FIG. 13 is a flow diagram of a method for determining a filter for a user query according to various embodiments of the present application. In some embodiments, process 1300 is implemented at least in part by system 100 of FIG. 1, system 200 of FIG. 2, and/or system 300. Process 1300 may be invoked by 1210 of process 1200.

At 1305, the system obtains an indication to determine the filter for modifying the user query. At 1310, the system determines a navigation path comprising a set of nodes. At 1315, the system selects a node. At 1320, the system determines a securing entity for the selected node. At 1325, the system determines a set of permissions for the user with respect to the securing entity. At 1330, the system determines whether a filter is to be added for the selected node. In response to determining that a filter is not to be added for the selected node, process 1300 proceeds to 1340. In contrast, in response to determining that a filter is to be added to the selected node, process 1300 proceeds to 1335. At 1335, the system determines a set of predicates based on the set of permissions for the user with respect to the securing entity. At 1340, the system determines whether another node(s) in the navigation path are to be processed. In response to determining that the navigation path comprises another node(s), process 1300 returns to 1315 and process 1300 iterates over 1315-1340 until no further nodes in the navigation path are to be processed. In contrast, in response to determining the no further nodes in the navigation path are to be processed, process 1300 proceeds to 1345. At 1345, the system provides the filter. In some embodiments, the system provides the modified query to the process, service, or system that invoked process 1300. For example, the system provides the modified query to process 1200 (e.g., 1215). As another example, the system provides the filter to the process, service, or system that invoked process 1300, such as 1210 or process 1200, so the query can be correspondingly modified at 1215. At 1350, a determination is made as to whether process 1300 is complete. In some embodiments, process 1300 is determined to be complete in response to a determination that no further queries are to be evaluated, no further filters are to be determined, no further queries are to be modified, an administrator indicates that process 1300 is to be paused or stopped, etc. In response to a determination that process 1300 is complete, process 1300 ends. In response to a determination that process 1300 is not complete, process 1300 returns to 1305.
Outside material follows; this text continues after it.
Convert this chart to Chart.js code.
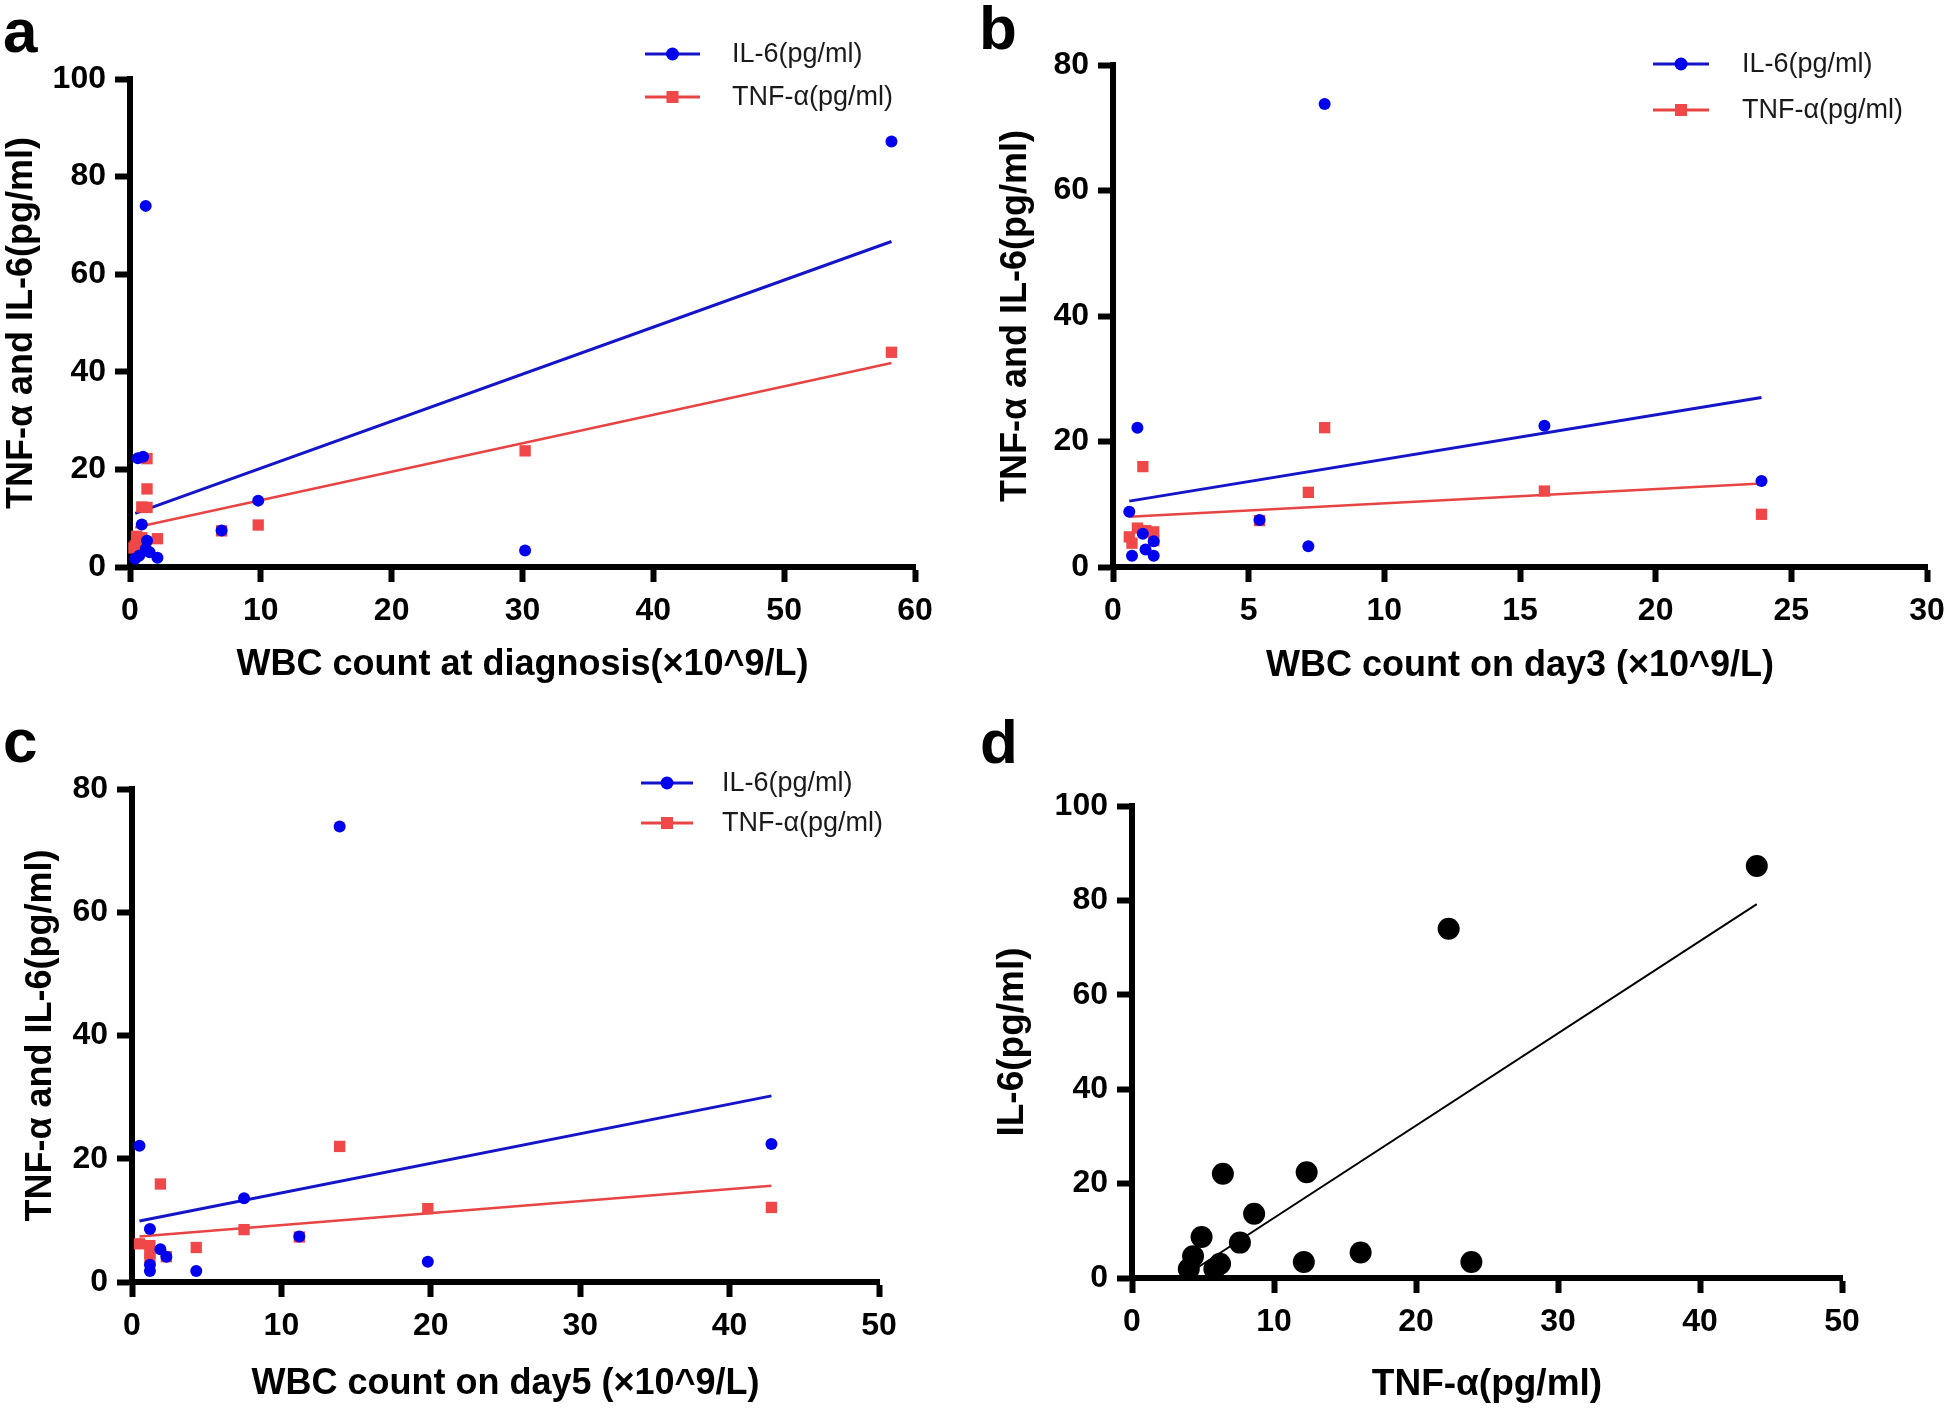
<!DOCTYPE html>
<html>
<head>
<meta charset="utf-8">
<script src="https://cdn.jsdelivr.net/npm/chart.js@4.4.1/dist/chart.umd.min.js"></script>
<style>
  html, body { margin: 0; padding: 0; background: #fff; overflow: hidden; }
  #wrap { position: relative; width: 1944px; height: 1411px; background: #fff; overflow: hidden; }
  canvas { position: absolute; }
</style>
</head>
<body>
<div id="wrap">
  <canvas id="chartA" width="972" height="700" style="left:0;top:0"></canvas>
  <canvas id="chartB" width="1010" height="700" style="left:972px;top:0"></canvas>
  <canvas id="chartC" width="972" height="711" style="left:0;top:700px"></canvas>
  <canvas id="chartD" width="972" height="711" style="left:972px;top:700px"></canvas>
</div>
<script>
'use strict';

const IL6_LABEL = 'IL-6(pg/ml)';
const TNF_LABEL = 'TNF-\u03b1(pg/ml)';

// panel a: WBC count at diagnosis
const diagWbcIL6 = [58.2, 1.2, 1.0, 0.6, 9.8, 0.9, 7.0, 1.3, 1.2, 1.5, 0.7, 0.4, 2.1, 30.2];
const diagIL6    = [87.2, 74.0, 22.6, 22.3, 13.6, 8.7, 7.5, 5.4, 3.7, 3.0, 2.3, 1.7, 1.9, 3.4];
const diagWbcTNF = [58.2, 30.2, 1.3, 1.3, 0.9, 1.3, 9.8, 7.0, 2.1, 0.5, 0.9, 0.4, 0.3, 1.2];
const diagTNF    = [44.0, 23.8, 22.2, 16.0, 12.3, 12.2, 8.6, 7.4, 5.8, 6.3, 6.0, 4.3, 3.9, 5.2];
const diagFitX   = [0.4, 58.2];
const diagFitIL6 = [11.0, 66.7];
const diagFitTNF = [8.1, 41.8];

// panel b: WBC count on day 3
const day3WbcIL6 = [7.8, 0.9, 15.9, 23.9, 0.6, 5.4, 7.2, 1.1, 1.5, 1.2, 0.7, 1.5];
const day3IL6    = [73.8, 22.2, 22.5, 13.7, 8.8, 7.5, 3.3, 5.3, 4.1, 2.8, 1.8, 1.8];
const day3WbcTNF = [7.8, 1.1, 7.2, 15.9, 23.9, 5.4, 0.9, 1.2, 1.5, 0.6, 0.7, 1.5];
const day3TNF    = [22.2, 16.0, 11.9, 12.1, 8.4, 7.4, 6.2, 5.8, 5.6, 4.8, 3.8, 4.2];
const day3FitX   = [0.6, 23.9];
const day3FitIL6 = [10.5, 27.0];
const day3FitTNF = [8.0, 13.3];

// panel c: WBC count on day 5
const day5WbcIL6 = [13.9, 0.5, 42.8, 7.5, 1.2, 11.2, 1.9, 2.3, 19.8, 1.2, 1.2, 4.3];
const day5IL6    = [73.9, 22.1, 22.4, 13.6, 8.6, 7.4, 5.3, 4.1, 3.3, 2.8, 1.8, 1.8];
const day5WbcTNF = [13.9, 1.9, 19.8, 42.8, 7.5, 4.3, 11.2, 0.5, 1.2, 1.2, 1.2, 2.3];
const day5TNF    = [22.0, 15.9, 11.9, 12.1, 8.5, 5.6, 7.3, 6.2, 5.9, 4.7, 4.0, 4.1];
const day5FitX   = [0.5, 42.8];
const day5FitIL6 = [9.9, 30.2];
const day5FitTNF = [7.4, 15.6];

// panel d: IL-6 against TNF-a
const pairTNF = [4.0, 4.3, 4.9, 5.8, 6.2, 6.4, 7.6, 8.6, 12.1, 12.3, 16.1, 22.3, 23.9, 44.0];
const pairIL6 = [1.9, 4.6, 8.7, 1.9, 3.0, 22.1, 7.5, 13.6, 3.4, 22.4, 5.4, 74.0, 3.4, 87.3];
const pairFitX = [4.0, 44.0];
const pairFitY = [1.0, 79.2];

const FONT = '"Liberation Sans", Arial, sans-serif';
const BLUE = '#0000ee';
const BLUE_LINE = '#1414c8';
const RED = '#f04848';
const RED_LINE = '#e84444';

function pts(xs, ys) {
    return xs.map((x, i) => ({x: x, y: ys[i]}));
}

// Draws the panel letter and the line+marker legend.
const panelDecor = {
    id: 'panelDecor',
    afterDraw(chart, args, opts) {
        const ctx = chart.ctx;
        ctx.save();
        ctx.fillStyle = '#000';
        ctx.font = 'bold 62px ' + FONT;
        ctx.textAlign = 'left';
        ctx.textBaseline = 'alphabetic';
        ctx.fillText(opts.letter, opts.letterX, opts.letterY);

        if (opts.legend) {
            const lg = opts.legend;
            lg.items.forEach((item, i) => {
                const y = lg.rows[i];
                ctx.strokeStyle = item.line;
                ctx.lineWidth = 3;
                ctx.beginPath();
                ctx.moveTo(lg.x1, y);
                ctx.lineTo(lg.x2, y);
                ctx.stroke();
                const mx = (lg.x1 + lg.x2) / 2;
                ctx.fillStyle = item.color;
                if (item.shape == 'circle') {
                    ctx.beginPath();
                    ctx.arc(mx, y, 6.5, 0, Math.PI * 2);
                    ctx.fill();
                } else {
                    ctx.fillRect(mx - 6, y - 6, 12, 12);
                }
                ctx.fillStyle = '#1a1a1a';
                ctx.font = '27px ' + FONT;
                ctx.textBaseline = 'middle';
                ctx.fillText(item.label, lg.textX, y + 1);
            });
        }
        ctx.restore();
    }
};

function axis(max, step, title, titlePad, fitSize, isX, titleSize) {
    return {
        type: 'linear',
        min: 0,
        max: max,
        ticks: {
            stepSize: step,
            color: '#000',
            font: {family: FONT, size: 32, weight: 'bold'},
            padding: isX ? 10 : 9,
        },
        grid: {
            drawOnChartArea: false,
            drawTicks: true,
            tickLength: 15,
            tickWidth: 6,
            tickColor: '#000',
        },
        border: {display: true, width: 6, color: '#000'},
        title: {
            display: true,
            text: title,
            color: '#000',
            font: {family: FONT, size: titleSize || 36, weight: 'bold'},
            padding: isX ? {top: 0, bottom: titlePad} : {top: titlePad, bottom: 0},
        },
        afterFit: isX ? (s) => { s.height = fitSize; } : (s) => { s.width = fitSize; },
    };
}

function pointSet(label, data, color, shape, radius, order) {
    return {
        label: label,
        data: data,
        showLine: false,
        pointStyle: shape,
        pointRadius: radius,
        pointHoverRadius: radius,
        pointBackgroundColor: color,
        pointBorderColor: color,
        pointBorderWidth: 0,
        clip: false,
        order: order,
    };
}

function fitSet(data, color, width, order) {
    return {
        data: data,
        showLine: true,
        borderColor: color,
        borderWidth: width,
        pointRadius: 0,
        fill: false,
        order: order,
    };
}

function makeChart(id, p) {
    const canvas = document.getElementById(id);
    return new Chart(canvas.getContext('2d'), {
        type: 'scatter',
        data: {datasets: p.datasets},
        options: {
            responsive: false,
            animation: false,
            devicePixelRatio: 1,
            layout: {padding: {left: 0, top: p.area.top, right: canvas.width - p.area.right, bottom: 0}},
            scales: {
                x: axis(p.xMax, p.xStep, p.xTitle, p.xTitlePad, canvas.height - p.area.bottom, true, p.titleSize),
                y: axis(p.yMax, p.yStep, p.yTitle, p.yTitlePad, p.area.left, false, p.titleSize),
            },
            plugins: {
                legend: {display: false},
                tooltip: {enabled: false},
                panelDecor: p.decor,
            },
        },
        plugins: [panelDecor],
    });
}

const legendItems = [
    {label: IL6_LABEL, line: BLUE_LINE, color: BLUE, shape: 'circle'},
    {label: TNF_LABEL, line: RED_LINE, color: RED, shape: 'rect'},
];

makeChart('chartA', {
    area: {left: 130, right: 915, top: 79, bottom: 567},
    xMax: 60, xStep: 10, yMax: 100, yStep: 20,
    xTitle: 'WBC count at diagnosis(\u00d710^9/L)', xTitlePad: 13,
    yTitle: 'TNF-\u03b1 and IL-6(pg/ml)', yTitlePad: 0,
    datasets: [
        pointSet(IL6_LABEL, pts(diagWbcIL6, diagIL6), BLUE, 'circle', 6, 0),
        pointSet(TNF_LABEL, pts(diagWbcTNF, diagTNF), RED, 'rect', 8, 1),
        fitSet(pts(diagFitX, diagFitIL6), BLUE_LINE, 3, 2),
        fitSet(pts(diagFitX, diagFitTNF), RED_LINE, 2.5, 3),
    ],
    decor: {letter: 'a', letterX: 3, letterY: 52,
        legend: {x1: 645, x2: 700, textX: 732, rows: [54, 97], items: legendItems}},
});

makeChart('chartB', {
    area: {left: 141, right: 955, top: 65, bottom: 567},
    xMax: 30, xStep: 5, yMax: 80, yStep: 20,
    xTitle: 'WBC count on day3 (\u00d710^9/L)', xTitlePad: 12,
    yTitle: 'TNF-\u03b1 and IL-6(pg/ml)', yTitlePad: 22,
    datasets: [
        pointSet(IL6_LABEL, pts(day3WbcIL6, day3IL6), BLUE, 'circle', 6, 0),
        pointSet(TNF_LABEL, pts(day3WbcTNF, day3TNF), RED, 'rect', 8, 1),
        fitSet(pts(day3FitX, day3FitIL6), BLUE_LINE, 3, 2),
        fitSet(pts(day3FitX, day3FitTNF), RED_LINE, 2.5, 3),
    ],
    decor: {letter: 'b', letterX: 7, letterY: 49,
        legend: {x1: 681, x2: 737, textX: 770, rows: [64, 110], items: legendItems}},
});

makeChart('chartC', {
    area: {left: 132, right: 879, top: 89, bottom: 582},
    xMax: 50, xStep: 10, yMax: 80, yStep: 20,
    xTitle: 'WBC count on day5 (\u00d710^9/L)', xTitlePad: 5,
    yTitle: 'TNF-\u03b1 and IL-6(pg/ml)', yTitlePad: 19,
    datasets: [
        pointSet(IL6_LABEL, pts(day5WbcIL6, day5IL6), BLUE, 'circle', 6, 0),
        pointSet(TNF_LABEL, pts(day5WbcTNF, day5TNF), RED, 'rect', 8, 1),
        fitSet(pts(day5FitX, day5FitIL6), BLUE_LINE, 3, 2),
        fitSet(pts(day5FitX, day5FitTNF), RED_LINE, 2.5, 3),
    ],
    decor: {letter: 'c', letterX: 3, letterY: 62,
        legend: {x1: 641, x2: 693, textX: 722, rows: [83, 123], items: legendItems}},
});

makeChart('chartD', {
    area: {left: 160, right: 870, top: 106, bottom: 578},
    xMax: 50, xStep: 10, yMax: 100, yStep: 20,
    xTitle: 'TNF-\u03b1(pg/ml)', xTitlePad: 4,
    yTitle: 'IL-6(pg/ml)', yTitlePad: 19,
    titleSize: 37,
    datasets: [
        pointSet('IL-6 vs TNF-\u03b1', pts(pairTNF, pairIL6), '#000', 'circle', 11, 0),
        fitSet(pts(pairFitX, pairFitY), '#000', 2, 1),
    ],
    decor: {letter: 'd', letterX: 8, letterY: 63},
});
</script>
</body>
</html>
Various examples of embodiments described herein are described in the context of a user query and execution of the user query. Although the examples may describe the processing of a user query, various embodiments may similarly process other types of queries, such as queries received from other systems or services.

Various examples of embodiments described herein are described in connection with flow diagrams. Although the examples may include certain steps performed in a particular order, according to various embodiments, various steps may be performed in various orders and/or various steps may be combined into a single step or in parallel.

Although the foregoing embodiments have been described in some detail for purposes of clarity of understanding, the invention is not limited to the details provided. There are many alternative ways of implementing the invention. The disclosed embodiments are illustrative and not restrictive.